### PROBLEM STATEMENT
Give back the full material, exactly as it reads.
* * * *
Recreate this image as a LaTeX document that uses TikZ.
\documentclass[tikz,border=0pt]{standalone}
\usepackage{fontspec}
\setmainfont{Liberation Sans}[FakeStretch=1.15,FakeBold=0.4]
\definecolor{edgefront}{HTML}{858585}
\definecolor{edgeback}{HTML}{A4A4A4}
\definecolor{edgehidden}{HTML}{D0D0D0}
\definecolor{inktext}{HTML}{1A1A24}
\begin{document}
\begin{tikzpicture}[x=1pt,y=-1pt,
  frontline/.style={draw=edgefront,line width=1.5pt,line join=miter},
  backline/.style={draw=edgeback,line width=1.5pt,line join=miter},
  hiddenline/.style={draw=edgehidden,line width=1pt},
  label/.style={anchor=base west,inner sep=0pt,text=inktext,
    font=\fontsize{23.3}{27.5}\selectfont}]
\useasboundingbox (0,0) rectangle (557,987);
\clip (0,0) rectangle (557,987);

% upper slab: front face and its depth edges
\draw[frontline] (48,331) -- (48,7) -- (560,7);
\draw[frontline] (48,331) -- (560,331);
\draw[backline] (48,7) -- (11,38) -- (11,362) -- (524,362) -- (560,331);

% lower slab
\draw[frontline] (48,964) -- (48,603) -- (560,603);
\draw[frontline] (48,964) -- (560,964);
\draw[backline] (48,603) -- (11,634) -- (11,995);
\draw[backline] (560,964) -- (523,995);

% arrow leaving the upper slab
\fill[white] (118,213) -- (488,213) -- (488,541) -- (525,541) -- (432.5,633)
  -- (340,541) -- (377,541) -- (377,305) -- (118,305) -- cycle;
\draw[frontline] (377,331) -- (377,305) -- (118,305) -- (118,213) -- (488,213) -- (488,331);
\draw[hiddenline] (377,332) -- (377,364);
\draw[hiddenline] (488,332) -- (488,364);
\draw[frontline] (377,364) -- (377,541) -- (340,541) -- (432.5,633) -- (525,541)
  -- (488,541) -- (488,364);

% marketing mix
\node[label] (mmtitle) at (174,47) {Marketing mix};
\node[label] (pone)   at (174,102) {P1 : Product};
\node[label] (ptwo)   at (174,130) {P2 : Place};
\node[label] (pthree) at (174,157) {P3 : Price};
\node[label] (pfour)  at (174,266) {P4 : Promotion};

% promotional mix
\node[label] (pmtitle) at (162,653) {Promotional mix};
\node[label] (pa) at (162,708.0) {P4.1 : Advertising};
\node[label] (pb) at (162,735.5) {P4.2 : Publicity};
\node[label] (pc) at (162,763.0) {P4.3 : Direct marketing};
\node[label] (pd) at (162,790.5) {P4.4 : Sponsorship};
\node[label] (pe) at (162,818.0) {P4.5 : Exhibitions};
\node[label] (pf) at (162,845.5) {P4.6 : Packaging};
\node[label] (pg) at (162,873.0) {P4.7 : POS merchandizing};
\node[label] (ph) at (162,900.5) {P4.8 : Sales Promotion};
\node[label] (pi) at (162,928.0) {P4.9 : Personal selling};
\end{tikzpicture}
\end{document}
* * * *
### ANSWER IN FULL
Recreate this image as a LaTeX document that uses TikZ.
\documentclass[tikz,border=0pt]{standalone}
\usepackage{fontspec}
\setmainfont{Liberation Sans}[FakeStretch=1.15,FakeBold=0.4]
\definecolor{edgefront}{HTML}{858585}
\definecolor{edgeback}{HTML}{A4A4A4}
\definecolor{edgehidden}{HTML}{D0D0D0}
\definecolor{inktext}{HTML}{1A1A24}
\begin{document}
\begin{tikzpicture}[x=1pt,y=-1pt,
  frontline/.style={draw=edgefront,line width=1.5pt,line join=miter},
  backline/.style={draw=edgeback,line width=1.5pt,line join=miter},
  hiddenline/.style={draw=edgehidden,line width=1pt},
  label/.style={anchor=base west,inner sep=0pt,text=inktext,
    font=\fontsize{23.3}{27.5}\selectfont}]
\useasboundingbox (0,0) rectangle (557,987);
\clip (0,0) rectangle (557,987);

% upper slab: front face and its depth edges
\draw[frontline] (48,331) -- (48,7) -- (560,7);
\draw[frontline] (48,331) -- (560,331);
\draw[backline] (48,7) -- (11,38) -- (11,362) -- (524,362) -- (560,331);

% lower slab
\draw[frontline] (48,964) -- (48,603) -- (560,603);
\draw[frontline] (48,964) -- (560,964);
\draw[backline] (48,603) -- (11,634) -- (11,995);
\draw[backline] (560,964) -- (523,995);

% arrow leaving the upper slab
\fill[white] (118,213) -- (488,213) -- (488,541) -- (525,541) -- (432.5,633)
  -- (340,541) -- (377,541) -- (377,305) -- (118,305) -- cycle;
\draw[frontline] (377,331) -- (377,305) -- (118,305) -- (118,213) -- (488,213) -- (488,331);
\draw[hiddenline] (377,332) -- (377,364);
\draw[hiddenline] (488,332) -- (488,364);
\draw[frontline] (377,364) -- (377,541) -- (340,541) -- (432.5,633) -- (525,541)
  -- (488,541) -- (488,364);

% marketing mix
\node[label] (mmtitle) at (174,47) {Marketing mix};
\node[label] (pone)   at (174,102) {P1 : Product};
\node[label] (ptwo)   at (174,130) {P2 : Place};
\node[label] (pthree) at (174,157) {P3 : Price};
\node[label] (pfour)  at (174,266) {P4 : Promotion};

% promotional mix
\node[label] (pmtitle) at (162,653) {Promotional mix};
\node[label] (pa) at (162,708.0) {P4.1 : Advertising};
\node[label] (pb) at (162,735.5) {P4.2 : Publicity};
\node[label] (pc) at (162,763.0) {P4.3 : Direct marketing};
\node[label] (pd) at (162,790.5) {P4.4 : Sponsorship};
\node[label] (pe) at (162,818.0) {P4.5 : Exhibitions};
\node[label] (pf) at (162,845.5) {P4.6 : Packaging};
\node[label] (pg) at (162,873.0) {P4.7 : POS merchandizing};
\node[label] (ph) at (162,900.5) {P4.8 : Sales Promotion};
\node[label] (pi) at (162,928.0) {P4.9 : Personal selling};
\end{tikzpicture}
\end{document}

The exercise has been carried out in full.